§ **Task to carry out**
Would you write out the listing verbatim and skip every picture in it?

§ **Source excerpt**
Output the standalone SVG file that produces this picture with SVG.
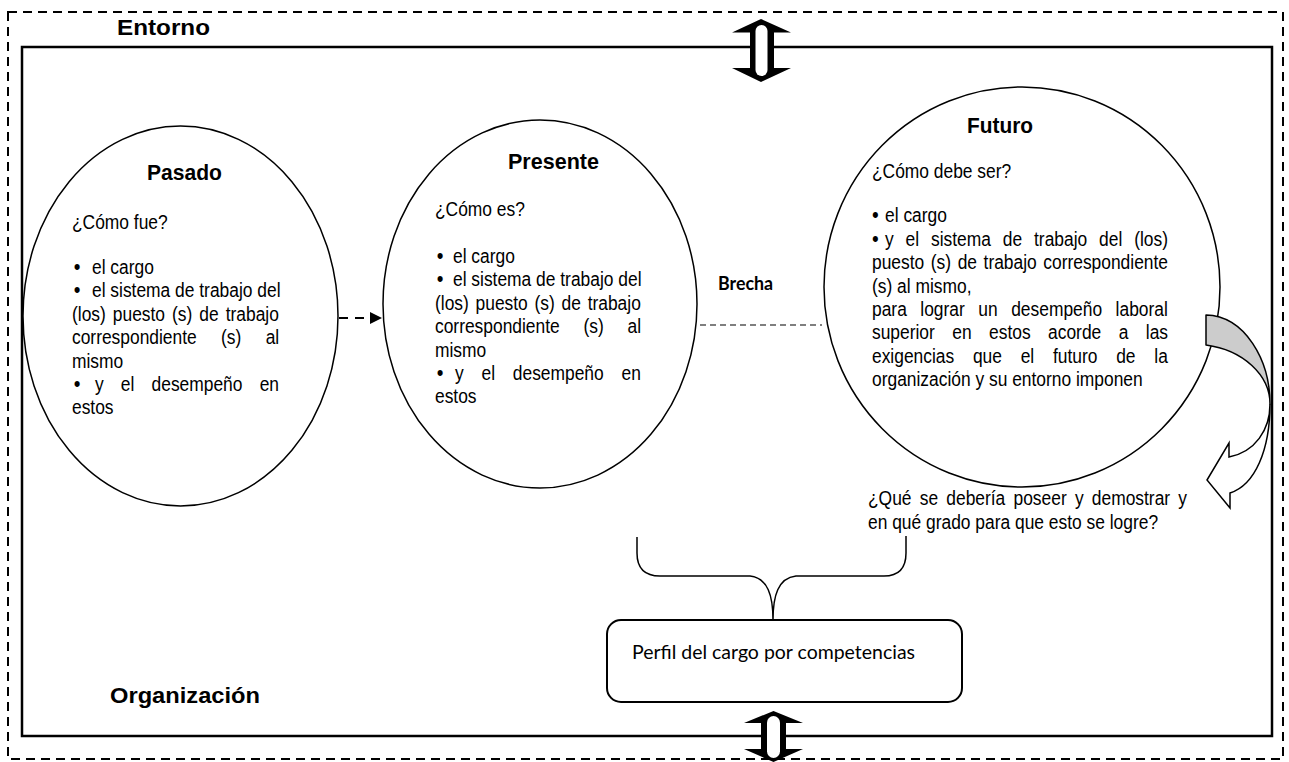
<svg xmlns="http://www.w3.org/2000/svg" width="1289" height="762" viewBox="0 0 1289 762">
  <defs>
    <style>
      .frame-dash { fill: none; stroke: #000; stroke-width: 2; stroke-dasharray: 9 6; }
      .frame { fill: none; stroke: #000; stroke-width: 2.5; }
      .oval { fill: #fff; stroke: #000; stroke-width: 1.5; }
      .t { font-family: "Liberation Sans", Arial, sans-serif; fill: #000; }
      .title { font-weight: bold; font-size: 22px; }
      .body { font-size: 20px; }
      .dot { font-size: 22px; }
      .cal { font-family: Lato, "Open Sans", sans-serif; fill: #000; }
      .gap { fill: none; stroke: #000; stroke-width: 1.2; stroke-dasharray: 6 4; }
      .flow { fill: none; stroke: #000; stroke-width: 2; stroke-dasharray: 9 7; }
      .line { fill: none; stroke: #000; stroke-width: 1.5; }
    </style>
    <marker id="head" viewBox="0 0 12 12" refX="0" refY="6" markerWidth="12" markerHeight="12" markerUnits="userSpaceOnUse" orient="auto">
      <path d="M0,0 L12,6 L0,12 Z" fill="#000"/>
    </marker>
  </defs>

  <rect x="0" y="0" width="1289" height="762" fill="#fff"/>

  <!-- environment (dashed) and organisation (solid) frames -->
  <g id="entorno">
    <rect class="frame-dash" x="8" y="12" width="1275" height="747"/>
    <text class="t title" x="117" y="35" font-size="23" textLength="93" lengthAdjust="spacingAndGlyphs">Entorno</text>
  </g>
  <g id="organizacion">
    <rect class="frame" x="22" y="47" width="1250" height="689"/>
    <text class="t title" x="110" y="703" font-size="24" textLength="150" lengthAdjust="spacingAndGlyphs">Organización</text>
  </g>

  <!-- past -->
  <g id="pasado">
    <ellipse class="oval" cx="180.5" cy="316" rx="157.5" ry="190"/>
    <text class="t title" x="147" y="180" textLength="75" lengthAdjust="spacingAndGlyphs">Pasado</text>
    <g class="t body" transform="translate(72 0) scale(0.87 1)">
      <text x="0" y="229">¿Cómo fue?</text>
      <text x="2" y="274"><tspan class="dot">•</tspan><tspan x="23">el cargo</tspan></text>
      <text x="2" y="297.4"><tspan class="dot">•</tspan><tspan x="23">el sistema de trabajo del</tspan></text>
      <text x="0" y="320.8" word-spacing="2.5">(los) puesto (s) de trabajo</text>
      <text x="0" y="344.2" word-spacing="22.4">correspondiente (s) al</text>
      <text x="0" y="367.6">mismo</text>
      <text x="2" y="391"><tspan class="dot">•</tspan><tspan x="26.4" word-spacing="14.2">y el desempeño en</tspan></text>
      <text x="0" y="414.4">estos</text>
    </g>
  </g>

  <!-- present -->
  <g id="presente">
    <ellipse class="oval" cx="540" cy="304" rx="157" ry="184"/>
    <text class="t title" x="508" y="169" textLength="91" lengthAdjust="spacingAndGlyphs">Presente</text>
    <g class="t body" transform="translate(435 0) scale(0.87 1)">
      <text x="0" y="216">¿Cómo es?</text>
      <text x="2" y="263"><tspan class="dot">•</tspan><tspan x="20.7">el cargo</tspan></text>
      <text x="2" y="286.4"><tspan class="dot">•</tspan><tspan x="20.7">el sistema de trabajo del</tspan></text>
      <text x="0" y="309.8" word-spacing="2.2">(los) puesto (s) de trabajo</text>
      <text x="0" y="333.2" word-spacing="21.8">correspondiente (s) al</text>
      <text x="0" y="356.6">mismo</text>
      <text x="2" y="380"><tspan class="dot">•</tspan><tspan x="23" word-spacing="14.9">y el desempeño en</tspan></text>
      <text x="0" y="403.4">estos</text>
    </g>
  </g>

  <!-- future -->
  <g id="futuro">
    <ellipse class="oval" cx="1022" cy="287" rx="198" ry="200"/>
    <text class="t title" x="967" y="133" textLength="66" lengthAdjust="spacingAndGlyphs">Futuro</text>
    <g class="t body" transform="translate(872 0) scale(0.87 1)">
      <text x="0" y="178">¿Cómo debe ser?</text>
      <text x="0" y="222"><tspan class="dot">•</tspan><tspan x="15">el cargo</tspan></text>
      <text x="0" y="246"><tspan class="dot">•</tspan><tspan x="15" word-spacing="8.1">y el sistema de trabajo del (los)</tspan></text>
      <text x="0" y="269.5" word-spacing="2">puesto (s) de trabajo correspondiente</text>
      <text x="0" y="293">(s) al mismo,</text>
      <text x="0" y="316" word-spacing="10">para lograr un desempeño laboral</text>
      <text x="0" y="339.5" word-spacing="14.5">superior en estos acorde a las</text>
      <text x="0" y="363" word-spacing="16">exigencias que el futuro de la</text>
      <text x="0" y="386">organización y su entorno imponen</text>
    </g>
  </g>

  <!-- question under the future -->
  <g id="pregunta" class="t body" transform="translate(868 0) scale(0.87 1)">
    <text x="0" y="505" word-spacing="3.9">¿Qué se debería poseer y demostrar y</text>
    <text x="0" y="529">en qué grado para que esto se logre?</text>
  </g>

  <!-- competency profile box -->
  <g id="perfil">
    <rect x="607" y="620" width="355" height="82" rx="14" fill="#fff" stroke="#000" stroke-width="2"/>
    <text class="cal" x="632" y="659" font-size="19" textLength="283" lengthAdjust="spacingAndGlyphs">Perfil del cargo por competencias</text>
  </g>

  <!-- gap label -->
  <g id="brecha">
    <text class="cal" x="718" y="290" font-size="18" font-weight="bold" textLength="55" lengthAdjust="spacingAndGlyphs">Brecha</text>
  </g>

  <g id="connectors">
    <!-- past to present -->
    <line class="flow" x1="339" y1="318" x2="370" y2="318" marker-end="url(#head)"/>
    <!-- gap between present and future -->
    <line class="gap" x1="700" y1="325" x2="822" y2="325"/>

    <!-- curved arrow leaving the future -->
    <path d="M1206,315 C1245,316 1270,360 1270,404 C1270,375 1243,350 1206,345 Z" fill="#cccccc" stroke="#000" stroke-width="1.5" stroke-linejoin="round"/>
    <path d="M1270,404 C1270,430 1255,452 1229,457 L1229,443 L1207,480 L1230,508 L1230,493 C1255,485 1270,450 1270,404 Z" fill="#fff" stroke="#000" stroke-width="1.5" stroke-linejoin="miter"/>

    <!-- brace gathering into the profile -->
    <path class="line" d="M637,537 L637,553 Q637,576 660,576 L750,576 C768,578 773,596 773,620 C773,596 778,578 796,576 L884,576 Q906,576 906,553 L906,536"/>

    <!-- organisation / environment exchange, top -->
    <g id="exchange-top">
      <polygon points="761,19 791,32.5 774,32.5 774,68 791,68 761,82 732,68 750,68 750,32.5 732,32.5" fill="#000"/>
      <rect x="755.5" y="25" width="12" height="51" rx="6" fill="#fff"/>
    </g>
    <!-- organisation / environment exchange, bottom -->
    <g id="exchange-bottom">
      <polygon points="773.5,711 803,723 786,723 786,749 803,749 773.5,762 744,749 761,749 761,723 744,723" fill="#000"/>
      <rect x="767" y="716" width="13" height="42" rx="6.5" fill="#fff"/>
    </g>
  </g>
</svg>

§ **Completed exercise**
Output the standalone SVG file that produces this picture with SVG.
<svg xmlns="http://www.w3.org/2000/svg" width="1289" height="762" viewBox="0 0 1289 762">
  <defs>
    <style>
      .frame-dash { fill: none; stroke: #000; stroke-width: 2; stroke-dasharray: 9 6; }
      .frame { fill: none; stroke: #000; stroke-width: 2.5; }
      .oval { fill: #fff; stroke: #000; stroke-width: 1.5; }
      .t { font-family: "Liberation Sans", Arial, sans-serif; fill: #000; }
      .title { font-weight: bold; font-size: 22px; }
      .body { font-size: 20px; }
      .dot { font-size: 22px; }
      .cal { font-family: Lato, "Open Sans", sans-serif; fill: #000; }
      .gap { fill: none; stroke: #000; stroke-width: 1.2; stroke-dasharray: 6 4; }
      .flow { fill: none; stroke: #000; stroke-width: 2; stroke-dasharray: 9 7; }
      .line { fill: none; stroke: #000; stroke-width: 1.5; }
    </style>
    <marker id="head" viewBox="0 0 12 12" refX="0" refY="6" markerWidth="12" markerHeight="12" markerUnits="userSpaceOnUse" orient="auto">
      <path d="M0,0 L12,6 L0,12 Z" fill="#000"/>
    </marker>
  </defs>

  <rect x="0" y="0" width="1289" height="762" fill="#fff"/>

  <!-- environment (dashed) and organisation (solid) frames -->
  <g id="entorno">
    <rect class="frame-dash" x="8" y="12" width="1275" height="747"/>
    <text class="t title" x="117" y="35" font-size="23" textLength="93" lengthAdjust="spacingAndGlyphs">Entorno</text>
  </g>
  <g id="organizacion">
    <rect class="frame" x="22" y="47" width="1250" height="689"/>
    <text class="t title" x="110" y="703" font-size="24" textLength="150" lengthAdjust="spacingAndGlyphs">Organización</text>
  </g>

  <!-- past -->
  <g id="pasado">
    <ellipse class="oval" cx="180.5" cy="316" rx="157.5" ry="190"/>
    <text class="t title" x="147" y="180" textLength="75" lengthAdjust="spacingAndGlyphs">Pasado</text>
    <g class="t body" transform="translate(72 0) scale(0.87 1)">
      <text x="0" y="229">¿Cómo fue?</text>
      <text x="2" y="274"><tspan class="dot">•</tspan><tspan x="23">el cargo</tspan></text>
      <text x="2" y="297.4"><tspan class="dot">•</tspan><tspan x="23">el sistema de trabajo del</tspan></text>
      <text x="0" y="320.8" word-spacing="2.5">(los) puesto (s) de trabajo</text>
      <text x="0" y="344.2" word-spacing="22.4">correspondiente (s) al</text>
      <text x="0" y="367.6">mismo</text>
      <text x="2" y="391"><tspan class="dot">•</tspan><tspan x="26.4" word-spacing="14.2">y el desempeño en</tspan></text>
      <text x="0" y="414.4">estos</text>
    </g>
  </g>

  <!-- present -->
  <g id="presente">
    <ellipse class="oval" cx="540" cy="304" rx="157" ry="184"/>
    <text class="t title" x="508" y="169" textLength="91" lengthAdjust="spacingAndGlyphs">Presente</text>
    <g class="t body" transform="translate(435 0) scale(0.87 1)">
      <text x="0" y="216">¿Cómo es?</text>
      <text x="2" y="263"><tspan class="dot">•</tspan><tspan x="20.7">el cargo</tspan></text>
      <text x="2" y="286.4"><tspan class="dot">•</tspan><tspan x="20.7">el sistema de trabajo del</tspan></text>
      <text x="0" y="309.8" word-spacing="2.2">(los) puesto (s) de trabajo</text>
      <text x="0" y="333.2" word-spacing="21.8">correspondiente (s) al</text>
      <text x="0" y="356.6">mismo</text>
      <text x="2" y="380"><tspan class="dot">•</tspan><tspan x="23" word-spacing="14.9">y el desempeño en</tspan></text>
      <text x="0" y="403.4">estos</text>
    </g>
  </g>

  <!-- future -->
  <g id="futuro">
    <ellipse class="oval" cx="1022" cy="287" rx="198" ry="200"/>
    <text class="t title" x="967" y="133" textLength="66" lengthAdjust="spacingAndGlyphs">Futuro</text>
    <g class="t body" transform="translate(872 0) scale(0.87 1)">
      <text x="0" y="178">¿Cómo debe ser?</text>
      <text x="0" y="222"><tspan class="dot">•</tspan><tspan x="15">el cargo</tspan></text>
      <text x="0" y="246"><tspan class="dot">•</tspan><tspan x="15" word-spacing="8.1">y el sistema de trabajo del (los)</tspan></text>
      <text x="0" y="269.5" word-spacing="2">puesto (s) de trabajo correspondiente</text>
      <text x="0" y="293">(s) al mismo,</text>
      <text x="0" y="316" word-spacing="10">para lograr un desempeño laboral</text>
      <text x="0" y="339.5" word-spacing="14.5">superior en estos acorde a las</text>
      <text x="0" y="363" word-spacing="16">exigencias que el futuro de la</text>
      <text x="0" y="386">organización y su entorno imponen</text>
    </g>
  </g>

  <!-- question under the future -->
  <g id="pregunta" class="t body" transform="translate(868 0) scale(0.87 1)">
    <text x="0" y="505" word-spacing="3.9">¿Qué se debería poseer y demostrar y</text>
    <text x="0" y="529">en qué grado para que esto se logre?</text>
  </g>

  <!-- competency profile box -->
  <g id="perfil">
    <rect x="607" y="620" width="355" height="82" rx="14" fill="#fff" stroke="#000" stroke-width="2"/>
    <text class="cal" x="632" y="659" font-size="19" textLength="283" lengthAdjust="spacingAndGlyphs">Perfil del cargo por competencias</text>
  </g>

  <!-- gap label -->
  <g id="brecha">
    <text class="cal" x="718" y="290" font-size="18" font-weight="bold" textLength="55" lengthAdjust="spacingAndGlyphs">Brecha</text>
  </g>

  <g id="connectors">
    <!-- past to present -->
    <line class="flow" x1="339" y1="318" x2="370" y2="318" marker-end="url(#head)"/>
    <!-- gap between present and future -->
    <line class="gap" x1="700" y1="325" x2="822" y2="325"/>

    <!-- curved arrow leaving the future -->
    <path d="M1206,315 C1245,316 1270,360 1270,404 C1270,375 1243,350 1206,345 Z" fill="#cccccc" stroke="#000" stroke-width="1.5" stroke-linejoin="round"/>
    <path d="M1270,404 C1270,430 1255,452 1229,457 L1229,443 L1207,480 L1230,508 L1230,493 C1255,485 1270,450 1270,404 Z" fill="#fff" stroke="#000" stroke-width="1.5" stroke-linejoin="miter"/>

    <!-- brace gathering into the profile -->
    <path class="line" d="M637,537 L637,553 Q637,576 660,576 L750,576 C768,578 773,596 773,620 C773,596 778,578 796,576 L884,576 Q906,576 906,553 L906,536"/>

    <!-- organisation / environment exchange, top -->
    <g id="exchange-top">
      <polygon points="761,19 791,32.5 774,32.5 774,68 791,68 761,82 732,68 750,68 750,32.5 732,32.5" fill="#000"/>
      <rect x="755.5" y="25" width="12" height="51" rx="6" fill="#fff"/>
    </g>
    <!-- organisation / environment exchange, bottom -->
    <g id="exchange-bottom">
      <polygon points="773.5,711 803,723 786,723 786,749 803,749 773.5,762 744,749 761,749 761,723 744,723" fill="#000"/>
      <rect x="767" y="716" width="13" height="42" rx="6.5" fill="#fff"/>
    </g>
  </g>
</svg>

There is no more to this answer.